Frequently asked questions

How much do I need to retire?

A common rule of thumb is about 25× your annual spending — but the honest answer depends on how much Social Security or a pension covers, how long you plan for, and your expected returns. This calculator nets out your other income, plans to age 90 by default, and shows the precise nest egg you need in today’s money. Enter your numbers above to see yours.
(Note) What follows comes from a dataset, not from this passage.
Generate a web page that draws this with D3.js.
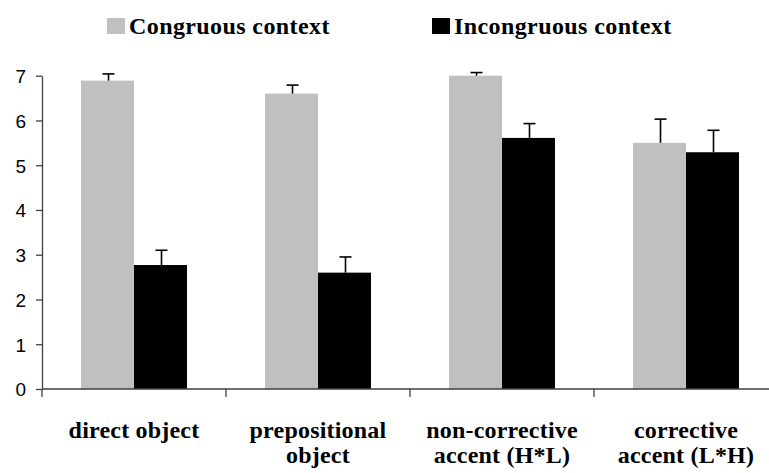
<!DOCTYPE html>
<html>
<head>
<meta charset="utf-8">
<script src="https://cdn.jsdelivr.net/npm/d3@7"></script>
<style>
  html, body { margin: 0; padding: 0; background: #fff; }
  svg { display: block; }
</style>
</head>
<body>
<svg id="chart" width="769" height="473"></svg>
<script>
// ---- data ----
const categories = ["direct object", "prepositional object", "non-corrective accent (H*L)", "corrective accent (L*H)"];
const categoryLines = [["direct object"], ["prepositional", "object"], ["non-corrective", "accent (H*L)"], ["corrective", "accent (L*H)"]];
const seriesNames = ["Congruous context", "Incongruous context"];
const congruous = [6.89, 6.60, 7.00, 5.50];
const incongruous = [2.77, 2.60, 5.61, 5.29];
const congruousErr = [0.15, 0.19, 0.07, 0.53];
const incongruousErr = [0.33, 0.35, 0.32, 0.49];
const yTicks = [0, 1, 2, 3, 4, 5, 6, 7];
const colors = ["#c0c0c0", "#000000"];

// ---- layout ----
const SERIF = '"Liberation Serif"';
const SANS = '"Liberation Sans"';
const svg = d3.select("#chart");
const plotLeft = 42, plotRight = 778, plotTop = 75.7, plotBottom = 389;

const y = d3.scaleLinear().domain([0, 7]).range([plotBottom, plotTop]);
const x0 = d3.scaleBand().domain(categories).range([plotLeft, plotRight]).padding(0);
const bw = x0.bandwidth();
const x1 = d3.scaleBand().domain(seriesNames).range([39, 145]).padding(0);

const values = [congruous, incongruous];
const errs = [congruousErr, incongruousErr];

// bars
const g = svg.append("g");
categories.forEach((c, i) => {
  seriesNames.forEach((s, j) => {
    const bx = x0(c) + x1(s);
    g.append("rect")
      .attr("x", bx)
      .attr("y", y(values[j][i]))
      .attr("width", x1.bandwidth())
      .attr("height", y(0) - y(values[j][i]))
      .attr("fill", colors[j]);
  });
});

// error bars
categories.forEach((c, i) => {
  seriesNames.forEach((s, j) => {
    const cx = Math.round(x0(c) + x1(s) + x1.bandwidth() / 2) + 0.5;
    const yt = y(values[j][i] + errs[j][i]);
    const yb = y(values[j][i]);
    g.append("line").attr("x1", cx).attr("x2", cx).attr("y1", yb).attr("y2", yt)
      .attr("stroke", "#000").attr("stroke-width", 1.6);
    g.append("line").attr("x1", cx - 6).attr("x2", cx + 6).attr("y1", yt).attr("y2", yt)
      .attr("stroke", "#000").attr("stroke-width", 1.6);
  });
});

// y axis
const yAxis = d3.axisLeft(y).tickValues(yTicks).tickFormat(d3.format("d")).tickSize(6).tickSizeOuter(0).tickPadding(10);
const ya = svg.append("g").attr("transform", `translate(${plotLeft},0)`).call(yAxis);
ya.attr("font-family", null).attr("font-size", null);
ya.select(".domain").attr("stroke", "#404040").attr("stroke-width", 1.3);
ya.selectAll(".tick line").attr("stroke", "#404040").attr("stroke-width", 1.3);
ya.selectAll(".tick text")
  .style("font-family", SANS)
  .style("font-size", "19px")
  .attr("fill", "#000")
  .attr("dy", "0.36em");

// x axis
const xa = svg.append("g");
xa.append("line").attr("x1", plotLeft).attr("x2", plotRight).attr("y1", plotBottom).attr("y2", plotBottom)
  .attr("stroke", "#404040").attr("stroke-width", 1.3);
const boundaries = categories.map(c => x0(c)).concat([x0(categories[categories.length - 1]) + bw]);
xa.selectAll("line.b").data(boundaries).enter().append("line")
  .attr("class", "b")
  .attr("x1", d => d).attr("x2", d => d).attr("y1", plotBottom).attr("y2", plotBottom + 8)
  .attr("stroke", "#404040").attr("stroke-width", 1.3);

// category labels
categories.forEach((c, i) => {
  const t = svg.append("text")
    .attr("x", x0(c) + bw / 2)
    .attr("y", 438)
    .attr("text-anchor", "middle")
    .style("font-family", SERIF)
    .style("font-weight", "bold")
    .style("font-size", "24px")
    .style("letter-spacing", "0.2px")
    .attr("fill", "#000");
  categoryLines[i].forEach((line, k) => {
    t.append("tspan").attr("x", x0(c) + bw / 2).attr("y", 438 + k * 25).text(line);
  });
});

// legend
const legendX = [107, 432];
seriesNames.forEach((s, j) => {
  svg.append("rect").attr("x", legendX[j]).attr("y", 18).attr("width", 18).attr("height", 16).attr("fill", colors[j]);
  svg.append("text")
    .attr("x", legendX[j] + 22)
    .attr("y", 34)
    .style("font-family", SERIF)
    .style("font-weight", "bold")
    .style("font-size", "24px")
    .style("letter-spacing", "0.4px")
    .attr("fill", "#000")
    .text(s);
});
</script>
</body>
</html>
Can I retire at 65 with $1 million?

For many people, yes — especially with Social Security covering part of the bill. At a 4% withdrawal rate, $1 million provides about $40,000 a year before other income. Whether that’s enough depends on your spending: set your target above and you’ll get a clear verdict plus the exact change that would close any gap.

What is the 4% rule?

The 4% rule is a guideline for how much you can withdraw from your savings each year without running out — roughly 4% of your starting balance, adjusted for inflation thereafter. It’s a starting point, not a guarantee. You can change the withdrawal rate in the assumptions to be more cautious or more aggressive.

Does Social Security change how much I need to save?

A lot. Social Security (or a pension) directly offsets what your savings have to cover. If you want to spend $60,000 a year and Social Security provides $24,000, your portfolio only needs to fund the remaining $36,000 — which dramatically lowers the nest egg you need. The average US check is around $1,900 a month.